AIM OF THE EXERCISE. Starting with the first line of the listing, quote each line exactly until and including the one with "const valueTicks = [-2000, -1500, -1000, -500, 0, 500, 1000];", leaving pictures out.

begin

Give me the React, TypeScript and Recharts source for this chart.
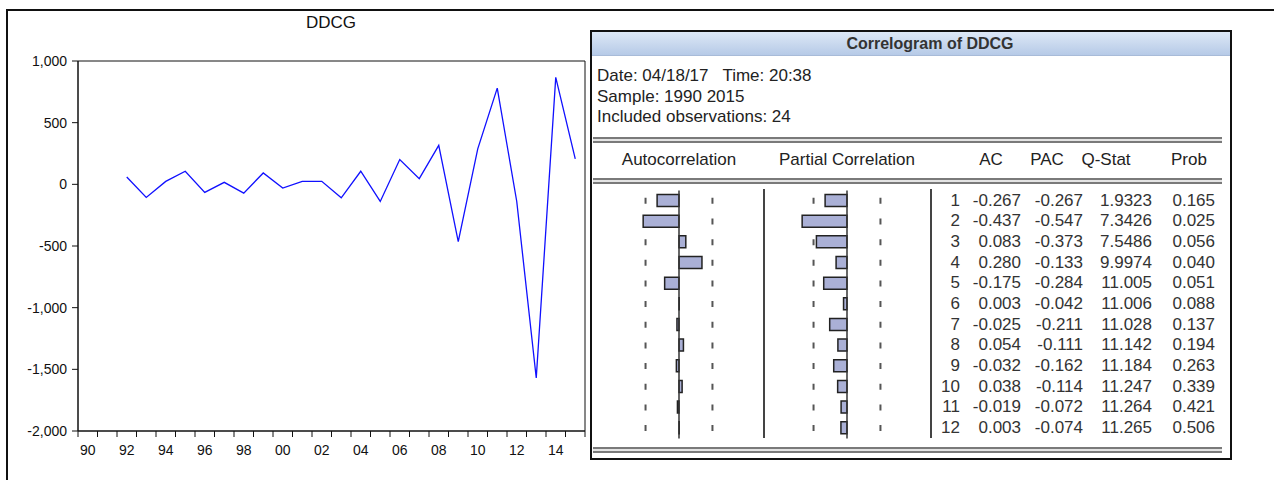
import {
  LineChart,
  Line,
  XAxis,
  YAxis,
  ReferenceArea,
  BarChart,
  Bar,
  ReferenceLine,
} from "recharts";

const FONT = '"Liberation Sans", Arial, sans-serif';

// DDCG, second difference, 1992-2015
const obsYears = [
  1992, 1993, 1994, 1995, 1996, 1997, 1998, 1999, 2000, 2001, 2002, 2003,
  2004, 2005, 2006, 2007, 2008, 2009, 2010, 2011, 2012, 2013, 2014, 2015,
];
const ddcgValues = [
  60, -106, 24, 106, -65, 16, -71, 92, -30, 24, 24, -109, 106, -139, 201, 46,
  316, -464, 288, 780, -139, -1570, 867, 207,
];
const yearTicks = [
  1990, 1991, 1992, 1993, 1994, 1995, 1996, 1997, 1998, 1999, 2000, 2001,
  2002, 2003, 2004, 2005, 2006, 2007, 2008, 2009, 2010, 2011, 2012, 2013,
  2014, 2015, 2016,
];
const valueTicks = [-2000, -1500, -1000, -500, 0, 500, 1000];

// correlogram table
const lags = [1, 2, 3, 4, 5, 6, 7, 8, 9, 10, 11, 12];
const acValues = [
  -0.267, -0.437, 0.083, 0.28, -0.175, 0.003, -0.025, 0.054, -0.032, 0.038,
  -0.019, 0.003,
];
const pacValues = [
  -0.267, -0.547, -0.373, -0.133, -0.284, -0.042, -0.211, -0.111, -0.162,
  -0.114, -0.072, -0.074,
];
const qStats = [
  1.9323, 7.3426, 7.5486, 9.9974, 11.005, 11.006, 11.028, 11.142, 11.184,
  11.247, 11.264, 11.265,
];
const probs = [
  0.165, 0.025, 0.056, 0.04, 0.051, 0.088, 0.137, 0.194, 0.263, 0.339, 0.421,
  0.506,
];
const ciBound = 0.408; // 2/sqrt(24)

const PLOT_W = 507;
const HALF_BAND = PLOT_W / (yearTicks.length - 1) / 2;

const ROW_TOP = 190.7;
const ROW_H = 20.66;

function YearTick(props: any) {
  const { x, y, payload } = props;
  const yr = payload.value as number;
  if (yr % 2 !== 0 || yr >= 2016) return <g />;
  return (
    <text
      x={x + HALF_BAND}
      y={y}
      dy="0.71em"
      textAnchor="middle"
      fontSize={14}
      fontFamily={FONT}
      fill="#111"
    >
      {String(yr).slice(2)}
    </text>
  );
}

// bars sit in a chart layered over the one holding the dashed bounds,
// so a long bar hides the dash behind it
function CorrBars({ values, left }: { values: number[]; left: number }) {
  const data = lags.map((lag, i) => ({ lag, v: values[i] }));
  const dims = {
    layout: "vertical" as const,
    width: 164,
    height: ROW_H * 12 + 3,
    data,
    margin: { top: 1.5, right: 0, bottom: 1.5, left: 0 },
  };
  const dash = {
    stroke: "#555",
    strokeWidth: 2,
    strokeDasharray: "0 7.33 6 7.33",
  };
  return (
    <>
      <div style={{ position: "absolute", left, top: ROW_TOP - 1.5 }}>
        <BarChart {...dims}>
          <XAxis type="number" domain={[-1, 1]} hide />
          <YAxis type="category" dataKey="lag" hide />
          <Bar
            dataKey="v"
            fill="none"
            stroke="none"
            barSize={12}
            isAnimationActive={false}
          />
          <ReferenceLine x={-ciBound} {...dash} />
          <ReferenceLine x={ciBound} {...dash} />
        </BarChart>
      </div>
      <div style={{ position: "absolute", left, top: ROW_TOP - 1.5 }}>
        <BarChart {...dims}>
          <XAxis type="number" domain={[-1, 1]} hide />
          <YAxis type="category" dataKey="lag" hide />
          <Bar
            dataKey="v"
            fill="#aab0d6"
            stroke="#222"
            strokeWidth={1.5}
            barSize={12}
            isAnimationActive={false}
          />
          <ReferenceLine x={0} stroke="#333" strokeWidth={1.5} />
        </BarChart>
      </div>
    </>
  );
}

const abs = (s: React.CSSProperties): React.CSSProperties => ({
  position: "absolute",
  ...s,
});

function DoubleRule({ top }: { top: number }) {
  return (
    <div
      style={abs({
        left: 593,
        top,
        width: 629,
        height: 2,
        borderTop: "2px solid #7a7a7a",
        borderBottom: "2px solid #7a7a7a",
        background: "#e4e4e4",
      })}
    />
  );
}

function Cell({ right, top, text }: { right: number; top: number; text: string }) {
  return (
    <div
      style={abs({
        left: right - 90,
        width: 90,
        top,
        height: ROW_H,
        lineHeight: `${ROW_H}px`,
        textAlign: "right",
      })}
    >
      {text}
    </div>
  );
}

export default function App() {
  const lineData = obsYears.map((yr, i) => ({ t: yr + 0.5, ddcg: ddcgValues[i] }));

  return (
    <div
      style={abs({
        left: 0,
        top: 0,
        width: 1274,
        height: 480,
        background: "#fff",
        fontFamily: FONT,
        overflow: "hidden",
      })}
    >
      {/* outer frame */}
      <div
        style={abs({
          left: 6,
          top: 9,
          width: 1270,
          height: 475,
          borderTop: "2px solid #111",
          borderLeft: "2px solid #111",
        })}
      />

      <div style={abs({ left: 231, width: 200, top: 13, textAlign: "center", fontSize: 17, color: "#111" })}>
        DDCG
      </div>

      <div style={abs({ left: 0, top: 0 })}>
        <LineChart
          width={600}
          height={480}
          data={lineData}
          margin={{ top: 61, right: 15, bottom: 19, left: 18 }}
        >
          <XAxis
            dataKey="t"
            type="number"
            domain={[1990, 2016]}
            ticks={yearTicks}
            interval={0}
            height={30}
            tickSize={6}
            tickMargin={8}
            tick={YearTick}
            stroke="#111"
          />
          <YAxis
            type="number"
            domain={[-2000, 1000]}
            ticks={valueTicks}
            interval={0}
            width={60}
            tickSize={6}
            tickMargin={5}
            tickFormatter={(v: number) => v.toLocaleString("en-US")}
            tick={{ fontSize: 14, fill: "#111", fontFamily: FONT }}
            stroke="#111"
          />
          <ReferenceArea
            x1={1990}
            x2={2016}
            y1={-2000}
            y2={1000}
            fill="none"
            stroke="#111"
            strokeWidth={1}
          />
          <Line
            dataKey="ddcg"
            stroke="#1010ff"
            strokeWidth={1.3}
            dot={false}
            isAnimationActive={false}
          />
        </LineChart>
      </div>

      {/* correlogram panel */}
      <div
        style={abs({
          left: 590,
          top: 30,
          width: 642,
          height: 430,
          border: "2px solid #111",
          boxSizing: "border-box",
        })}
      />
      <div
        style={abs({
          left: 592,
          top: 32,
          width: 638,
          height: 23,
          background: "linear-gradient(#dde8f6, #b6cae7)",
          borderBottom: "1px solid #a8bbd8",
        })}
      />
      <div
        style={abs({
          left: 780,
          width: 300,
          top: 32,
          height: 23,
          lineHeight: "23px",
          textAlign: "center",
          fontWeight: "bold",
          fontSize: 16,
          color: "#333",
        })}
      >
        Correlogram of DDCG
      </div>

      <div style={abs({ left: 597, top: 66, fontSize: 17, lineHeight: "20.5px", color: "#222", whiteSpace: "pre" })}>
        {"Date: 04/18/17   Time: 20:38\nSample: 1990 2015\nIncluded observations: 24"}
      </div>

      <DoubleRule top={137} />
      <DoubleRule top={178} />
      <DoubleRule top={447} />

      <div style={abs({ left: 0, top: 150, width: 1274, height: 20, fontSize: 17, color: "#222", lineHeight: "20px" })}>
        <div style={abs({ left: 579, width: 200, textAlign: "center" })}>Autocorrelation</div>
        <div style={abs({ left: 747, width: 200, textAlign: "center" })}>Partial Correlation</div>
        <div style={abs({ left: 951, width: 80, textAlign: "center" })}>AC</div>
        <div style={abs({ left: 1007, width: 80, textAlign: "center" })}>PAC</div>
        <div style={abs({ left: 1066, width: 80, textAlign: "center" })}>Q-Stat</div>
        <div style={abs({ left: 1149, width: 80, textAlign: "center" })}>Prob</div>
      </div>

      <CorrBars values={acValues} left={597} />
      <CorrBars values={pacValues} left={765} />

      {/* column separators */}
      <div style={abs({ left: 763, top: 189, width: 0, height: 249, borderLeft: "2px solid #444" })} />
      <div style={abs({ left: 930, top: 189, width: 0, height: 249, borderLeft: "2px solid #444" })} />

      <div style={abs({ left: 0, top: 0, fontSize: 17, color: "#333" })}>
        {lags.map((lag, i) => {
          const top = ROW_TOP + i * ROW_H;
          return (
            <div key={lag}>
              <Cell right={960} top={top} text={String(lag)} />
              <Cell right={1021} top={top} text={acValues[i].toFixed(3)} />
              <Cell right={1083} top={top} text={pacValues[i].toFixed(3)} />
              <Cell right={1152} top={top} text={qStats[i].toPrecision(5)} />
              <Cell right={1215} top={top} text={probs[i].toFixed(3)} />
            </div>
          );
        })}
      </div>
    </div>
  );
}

end

ANSWER TO THIS PROBLEM.
Give me the React, TypeScript and Recharts source for this chart.
import {
  LineChart,
  Line,
  XAxis,
  YAxis,
  ReferenceArea,
  BarChart,
  Bar,
  ReferenceLine,
} from "recharts";

const FONT = '"Liberation Sans", Arial, sans-serif';

// DDCG, second difference, 1992-2015
const obsYears = [
  1992, 1993, 1994, 1995, 1996, 1997, 1998, 1999, 2000, 2001, 2002, 2003,
  2004, 2005, 2006, 2007, 2008, 2009, 2010, 2011, 2012, 2013, 2014, 2015,
];
const ddcgValues = [
  60, -106, 24, 106, -65, 16, -71, 92, -30, 24, 24, -109, 106, -139, 201, 46,
  316, -464, 288, 780, -139, -1570, 867, 207,
];
const yearTicks = [
  1990, 1991, 1992, 1993, 1994, 1995, 1996, 1997, 1998, 1999, 2000, 2001,
  2002, 2003, 2004, 2005, 2006, 2007, 2008, 2009, 2010, 2011, 2012, 2013,
  2014, 2015, 2016,
];
const valueTicks = [-2000, -1500, -1000, -500, 0, 500, 1000];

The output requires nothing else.